I sommersi e i salvati

Leggere i sommersi e i salvati è come ricevere un pugno nello stomaco il cui effetto ti appartiene per sempre, ti lascia senza fiato. È cadere in un baratro senza fine, è una ferita che non si cicatrizza praticamente mai. Leggere i sommersi e i salvati non ha niente a che vedere con il verbo “leggere”, riguarda soprattutto i verbi inorridire, soffrire, dilaniare (corpo e anima) e in seguito sapere, prendere coscienza, cercare di capire l’incapibile, l’inspiegabile.

Come si può capire, come si può spiegare a chi non lo ha vissuto, cosa significhi la violenza quotidiana che subivano i deportati? Primo Levi scrive:" L'inutile crudeltà del pudore violato condiziona l'esistenza di tutti i lager. Le donne di Birkenau raccontano che, una volta conquistata una gamella (grossa scodella di lamiera smaltata), se ne dovevano servire per tre usi distinti: per riscuotere la zuppa quotidiana; per evacuarvi di notte, quando l'accesso alla latrina era vietato; per lavarsi quando c'era acqua ai lavatoi". Sempre lo stesso Levi continua:" Come esempio estremo di violenza si pensi all'empio uso che è stato fatto, attraverso gli esperimenti, del corpo umano come di un oggetto, di una cosa di nessuno, di cui si poteva disporre in modo arbitrario. La gamma di questi esperimenti si estendeva da controlli di nuovi medicamenti su prigionieri inconsapevoli, fino a torture insensate e scientificamente inutili, come quelle svolte a Dachau. Qui, gli individui prescelti venivano sottoposti a lunghi soggiorni in acqua gelida, o introdotti in camere di decompressione in cui si simulava la rarefazione dell'aria a 20mila metri, per stabilire a quale altitudine il sangue umano incomincia a bollire".

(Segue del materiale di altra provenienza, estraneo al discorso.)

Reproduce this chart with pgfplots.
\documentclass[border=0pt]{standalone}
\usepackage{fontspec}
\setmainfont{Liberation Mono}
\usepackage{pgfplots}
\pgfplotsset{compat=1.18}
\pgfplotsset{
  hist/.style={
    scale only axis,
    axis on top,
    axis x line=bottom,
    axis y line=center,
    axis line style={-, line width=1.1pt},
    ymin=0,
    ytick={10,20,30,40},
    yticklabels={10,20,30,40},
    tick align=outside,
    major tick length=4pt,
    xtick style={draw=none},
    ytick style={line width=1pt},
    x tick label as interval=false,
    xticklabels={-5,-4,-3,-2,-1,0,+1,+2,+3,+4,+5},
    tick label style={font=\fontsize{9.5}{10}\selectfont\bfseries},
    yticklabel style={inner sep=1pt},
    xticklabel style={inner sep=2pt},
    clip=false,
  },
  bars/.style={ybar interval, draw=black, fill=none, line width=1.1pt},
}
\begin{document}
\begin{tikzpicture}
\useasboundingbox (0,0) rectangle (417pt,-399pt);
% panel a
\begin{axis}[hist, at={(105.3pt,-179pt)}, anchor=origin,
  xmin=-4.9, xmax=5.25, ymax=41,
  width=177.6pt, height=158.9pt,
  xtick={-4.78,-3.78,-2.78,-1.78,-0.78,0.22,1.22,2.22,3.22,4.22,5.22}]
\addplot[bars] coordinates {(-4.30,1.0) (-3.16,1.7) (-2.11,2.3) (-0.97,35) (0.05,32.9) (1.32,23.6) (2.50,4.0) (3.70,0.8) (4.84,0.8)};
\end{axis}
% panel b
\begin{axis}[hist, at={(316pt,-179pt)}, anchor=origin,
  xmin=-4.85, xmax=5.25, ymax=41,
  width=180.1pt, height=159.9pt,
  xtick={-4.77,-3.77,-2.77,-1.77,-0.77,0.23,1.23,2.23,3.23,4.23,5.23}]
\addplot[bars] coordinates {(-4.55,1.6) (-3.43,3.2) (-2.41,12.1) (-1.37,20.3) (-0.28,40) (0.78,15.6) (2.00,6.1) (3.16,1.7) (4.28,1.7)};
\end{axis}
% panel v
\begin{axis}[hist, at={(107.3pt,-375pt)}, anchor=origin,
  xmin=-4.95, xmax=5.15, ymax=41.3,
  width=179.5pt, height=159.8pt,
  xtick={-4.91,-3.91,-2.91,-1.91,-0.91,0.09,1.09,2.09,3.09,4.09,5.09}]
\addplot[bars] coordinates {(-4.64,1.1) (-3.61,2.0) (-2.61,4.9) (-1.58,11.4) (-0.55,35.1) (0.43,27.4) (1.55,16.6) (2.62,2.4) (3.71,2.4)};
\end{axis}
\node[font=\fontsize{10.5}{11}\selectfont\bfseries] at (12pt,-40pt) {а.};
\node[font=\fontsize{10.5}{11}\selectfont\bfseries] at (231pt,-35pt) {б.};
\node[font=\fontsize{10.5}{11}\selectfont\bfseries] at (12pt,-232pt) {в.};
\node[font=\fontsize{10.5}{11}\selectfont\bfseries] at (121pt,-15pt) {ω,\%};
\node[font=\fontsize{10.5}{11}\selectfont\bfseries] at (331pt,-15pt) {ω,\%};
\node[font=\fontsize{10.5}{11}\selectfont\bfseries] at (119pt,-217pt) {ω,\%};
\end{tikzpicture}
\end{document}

Come si può spiegare cosa significhi essere trasformati in bestie e non avere più alcuna dignità di esseri umani. Come si può raccontare una sofferenza, un peso, un macigno che non ti fa più dormire la notte, che non ti fa più respirare, che non ti fa più vivere.

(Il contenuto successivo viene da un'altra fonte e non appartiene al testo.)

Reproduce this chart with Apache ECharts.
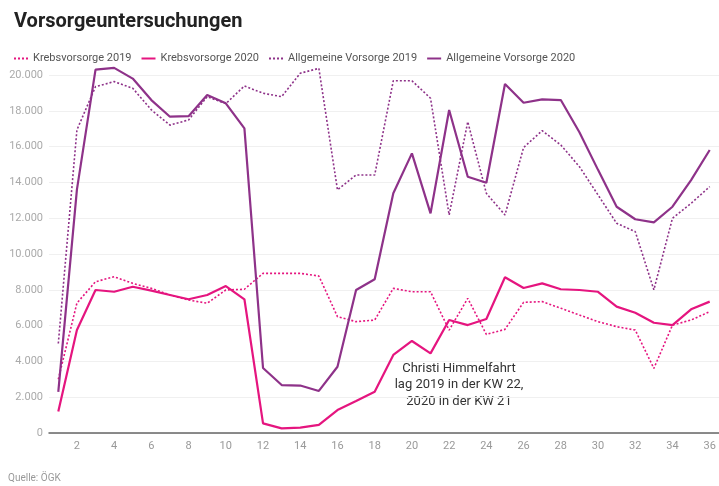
<!DOCTYPE html>
<html>
<head>
<meta charset="utf-8">
<script src="https://cdn.jsdelivr.net/npm/echarts@6/dist/echarts.min.js"></script>
<style>
  html, body { margin: 0; padding: 0; background: #fff; }
  #main { width: 719px; height: 486px; }
</style>
</head>
<body>
<div id="main"></div>
<script>
// Kalenderwochen 1-36
var weeks = [];
for (var i = 1; i <= 36; i++) weeks.push(String(i));

var krebs2019 = [3000, 7260, 8450, 8730, 8360, 8080, 7710, 7430, 7250, 7990, 8030, 8920,
  8920, 8920, 8770, 6500, 6220, 6310, 8080, 7890, 7890, 5750, 7520, 5510,
  5790, 7300, 7340, 6970, 6590, 6220, 5940, 5750, 3610, 6030, 6310, 6780];
var krebs2020 = [1200, 5750, 7990, 7890, 8170, 7950, 7710, 7470, 7710, 8210, 7470, 540,
  260, 300, 450, 1280, 1790, 2310, 4360, 5140, 4450, 6310, 6030, 6370,
  8700, 8100, 8360, 8030, 7990, 7890, 7060, 6720, 6160, 6030, 6910, 7340];
var allg2019 = [5000, 16930, 19350, 19630, 19260, 18050, 17200, 17490, 18790, 18400, 19390, 18980,
  18790, 20100, 20370, 13580, 14410, 14410, 19680, 19680, 18700, 12180, 17390, 13390,
  12180, 15950, 16890, 16090, 14880, 13300, 11715, 11250, 8000, 12000, 12830, 13760];
var allg2020 = [2300, 13600, 20300, 20400, 19800, 18600, 17670, 17700, 18880, 18420, 17020, 3630,
  2680, 2650, 2350, 3700, 7990, 8590, 13390, 15620, 12270, 18045, 14320, 13980,
  19500, 18450, 18640, 18600, 16800, 14700, 12640, 11940, 11770, 12640, 14130, 15810];

var seriesNames = ['Krebsvorsorge 2019', 'Krebsvorsorge 2020', 'Allgemeine Vorsorge 2019', 'Allgemeine Vorsorge 2020'];

var pink = '#e5157f';
var purple = '#8e3289';

function fmt(v) {
  // deutsches Tausendertrennzeichen
  return String(v).replace(/\B(?=(\d{3})+(?!\d))/g, '.');
}

function lineSeries(name, data, color, dotted) {
  return {
    name: name,
    type: 'line',
    data: data,
    symbol: 'none',
    clip: false,
    lineStyle: {
      color: color,
      width: dotted ? 1.6 : 2.2,
      type: dotted ? [2, 2] : 'solid'
    },
    itemStyle: { color: color }
  };
}

var chart = echarts.init(document.getElementById('main'));

var option = {
  backgroundColor: '#fff',
  animation: false,
  textStyle: { fontFamily: 'Roboto, sans-serif' },
  title: {
    text: 'Vorsorgeuntersuchungen',
    left: 9,
    top: 7,
    textStyle: { fontSize: 20, fontWeight: 'bold', color: '#222' }
  },
  legend: {
    data: seriesNames,
    left: 8,
    top: 48,
    itemWidth: 14,
    itemHeight: 8,
    itemGap: 9,
    itemStyle: { opacity: 0 },
    textStyle: { fontSize: 11, color: '#555' }
  },
  grid: {
    left: 49,
    right: 0,
    top: 75,
    bottom: 53
  },
  xAxis: {
    type: 'category',
    data: weeks,
    boundaryGap: true,
    axisLine: { lineStyle: { color: '#666', width: 1.5 } },
    axisTick: { show: false },
    axisLabel: {
      color: '#999',
      fontSize: 11,
      margin: 8,
      interval: function (index) { return (index + 1) % 2 === 0; }
    },
    splitLine: { show: false }
  },
  yAxis: {
    type: 'value',
    min: 0,
    max: 20000,
    interval: 2000,
    axisLine: { show: false },
    axisTick: { show: false },
    axisLabel: {
      color: '#aaa',
      fontSize: 11,
      margin: 6,
      formatter: fmt
    },
    splitLine: { lineStyle: { color: '#f0f0f0' } }
  },
  series: [
    lineSeries(seriesNames[0], krebs2019, pink, true),
    lineSeries(seriesNames[1], krebs2020, pink, false),
    lineSeries(seriesNames[2], allg2019, purple, true),
    lineSeries(seriesNames[3], allg2020, purple, false)
  ],
  graphic: [
    {
      type: 'text',
      x: 459,
      y: 360,
      style: {
        text: 'Christi Himmelfahrt\nlag 2019 in der KW 22,\n2020 in der KW 21',
        align: 'center',
        fill: '#333',
        font: '13px Roboto, sans-serif',
        lineHeight: 16.5
      }
    },
    {
      type: 'text',
      left: 8,
      top: 473,
      style: {
        text: 'Quelle: ÖGK',
        fill: '#999',
        font: '10px Roboto, sans-serif'
      }
    }
  ]
};

chart.setOption(option);
</script>
</body>
</html>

Dove era Dio? E soprattutto dove era l’uomo? E dove è finito oggi quello stesso uomo che poco più di mezzo secolo fa si rendeva protagonista di una delle pagine più tristi di tutta la storia dell’umanità?  Siamo sicuri che sia sparito definitivamente? Che non alberghi più in nessuno di noi? L’angoscia che cresce dentro quando si leggono le pagine de “I sommersi e i salvati”, l’ansia che si prova nell’avvicinarsi a certi fatti, ad alcuni accadimenti, mi fanno pensare che quell’uomo è ancora lì, dentro ognuno di noi, ma non è lui ad essere imprigionato in noi, bensì noi che siamo prigionieri di lui.

Commenti

Teo979 ha detto…
"Voi che vivete sicuri nelle vostre tiepide case, voi che trovate tornando a sera il cibo caldo e visi amici: considerate se questo è un uomo, che lavora nel fango, che non conosce pace, che lotta per mezzo pane, che muore per un sì o per un no..."

Solo chi ci è passato può comprenderlo fino in fondo e Primo Levi è riuscito a trasmetterlo a tutti noi in una maniera fantastica.